======== Recorded information ========

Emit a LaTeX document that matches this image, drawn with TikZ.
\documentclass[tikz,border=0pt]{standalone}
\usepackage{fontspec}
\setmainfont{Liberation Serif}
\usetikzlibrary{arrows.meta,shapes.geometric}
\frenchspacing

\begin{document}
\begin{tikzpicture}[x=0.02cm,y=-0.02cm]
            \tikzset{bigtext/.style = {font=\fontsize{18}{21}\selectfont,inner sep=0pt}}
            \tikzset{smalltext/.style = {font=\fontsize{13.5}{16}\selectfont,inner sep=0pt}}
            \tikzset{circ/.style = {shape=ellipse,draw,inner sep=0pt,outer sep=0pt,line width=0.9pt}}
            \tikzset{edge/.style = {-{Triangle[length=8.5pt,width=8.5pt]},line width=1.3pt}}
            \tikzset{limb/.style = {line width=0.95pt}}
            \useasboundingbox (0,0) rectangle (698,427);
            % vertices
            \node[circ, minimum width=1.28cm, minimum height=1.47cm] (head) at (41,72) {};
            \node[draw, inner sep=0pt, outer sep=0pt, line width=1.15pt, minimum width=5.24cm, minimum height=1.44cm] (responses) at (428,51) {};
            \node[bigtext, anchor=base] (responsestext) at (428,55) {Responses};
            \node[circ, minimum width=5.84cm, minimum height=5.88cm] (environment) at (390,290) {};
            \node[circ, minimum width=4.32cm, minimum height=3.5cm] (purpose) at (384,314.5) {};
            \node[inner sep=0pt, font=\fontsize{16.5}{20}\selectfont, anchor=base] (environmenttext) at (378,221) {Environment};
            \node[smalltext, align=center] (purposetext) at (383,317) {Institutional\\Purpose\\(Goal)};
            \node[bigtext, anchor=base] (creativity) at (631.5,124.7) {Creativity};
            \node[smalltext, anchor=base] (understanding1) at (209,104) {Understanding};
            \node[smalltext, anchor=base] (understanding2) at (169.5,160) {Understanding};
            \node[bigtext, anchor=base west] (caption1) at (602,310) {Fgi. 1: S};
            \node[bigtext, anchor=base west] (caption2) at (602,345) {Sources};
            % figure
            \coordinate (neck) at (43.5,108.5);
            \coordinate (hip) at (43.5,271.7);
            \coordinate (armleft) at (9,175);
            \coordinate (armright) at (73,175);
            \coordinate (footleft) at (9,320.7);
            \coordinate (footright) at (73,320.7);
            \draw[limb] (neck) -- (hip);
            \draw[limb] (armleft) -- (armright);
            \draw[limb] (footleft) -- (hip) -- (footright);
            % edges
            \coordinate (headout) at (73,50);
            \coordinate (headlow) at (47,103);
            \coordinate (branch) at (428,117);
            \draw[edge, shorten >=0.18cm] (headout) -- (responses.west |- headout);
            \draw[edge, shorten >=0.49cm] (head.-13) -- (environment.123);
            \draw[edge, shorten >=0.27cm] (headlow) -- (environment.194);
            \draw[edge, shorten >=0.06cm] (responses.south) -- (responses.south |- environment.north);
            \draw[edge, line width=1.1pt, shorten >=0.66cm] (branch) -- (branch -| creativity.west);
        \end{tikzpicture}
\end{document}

========

Your instructions = Copy every line verbatim.

Answer for this exercise =
Emit a LaTeX document that matches this image, drawn with TikZ.
\documentclass[tikz,border=0pt]{standalone}
\usepackage{fontspec}
\setmainfont{Liberation Serif}
\usetikzlibrary{arrows.meta,shapes.geometric}
\frenchspacing

\begin{document}
\begin{tikzpicture}[x=0.02cm,y=-0.02cm]
            \tikzset{bigtext/.style = {font=\fontsize{18}{21}\selectfont,inner sep=0pt}}
            \tikzset{smalltext/.style = {font=\fontsize{13.5}{16}\selectfont,inner sep=0pt}}
            \tikzset{circ/.style = {shape=ellipse,draw,inner sep=0pt,outer sep=0pt,line width=0.9pt}}
            \tikzset{edge/.style = {-{Triangle[length=8.5pt,width=8.5pt]},line width=1.3pt}}
            \tikzset{limb/.style = {line width=0.95pt}}
            \useasboundingbox (0,0) rectangle (698,427);
            % vertices
            \node[circ, minimum width=1.28cm, minimum height=1.47cm] (head) at (41,72) {};
            \node[draw, inner sep=0pt, outer sep=0pt, line width=1.15pt, minimum width=5.24cm, minimum height=1.44cm] (responses) at (428,51) {};
            \node[bigtext, anchor=base] (responsestext) at (428,55) {Responses};
            \node[circ, minimum width=5.84cm, minimum height=5.88cm] (environment) at (390,290) {};
            \node[circ, minimum width=4.32cm, minimum height=3.5cm] (purpose) at (384,314.5) {};
            \node[inner sep=0pt, font=\fontsize{16.5}{20}\selectfont, anchor=base] (environmenttext) at (378,221) {Environment};
            \node[smalltext, align=center] (purposetext) at (383,317) {Institutional\\Purpose\\(Goal)};
            \node[bigtext, anchor=base] (creativity) at (631.5,124.7) {Creativity};
            \node[smalltext, anchor=base] (understanding1) at (209,104) {Understanding};
            \node[smalltext, anchor=base] (understanding2) at (169.5,160) {Understanding};
            \node[bigtext, anchor=base west] (caption1) at (602,310) {Fgi. 1: S};
            \node[bigtext, anchor=base west] (caption2) at (602,345) {Sources};
            % figure
            \coordinate (neck) at (43.5,108.5);
            \coordinate (hip) at (43.5,271.7);
            \coordinate (armleft) at (9,175);
            \coordinate (armright) at (73,175);
            \coordinate (footleft) at (9,320.7);
            \coordinate (footright) at (73,320.7);
            \draw[limb] (neck) -- (hip);
            \draw[limb] (armleft) -- (armright);
            \draw[limb] (footleft) -- (hip) -- (footright);
            % edges
            \coordinate (headout) at (73,50);
            \coordinate (headlow) at (47,103);
            \coordinate (branch) at (428,117);
            \draw[edge, shorten >=0.18cm] (headout) -- (responses.west |- headout);
            \draw[edge, shorten >=0.49cm] (head.-13) -- (environment.123);
            \draw[edge, shorten >=0.27cm] (headlow) -- (environment.194);
            \draw[edge, shorten >=0.06cm] (responses.south) -- (responses.south |- environment.north);
            \draw[edge, line width=1.1pt, shorten >=0.66cm] (branch) -- (branch -| creativity.west);
        \end{tikzpicture}
\end{document}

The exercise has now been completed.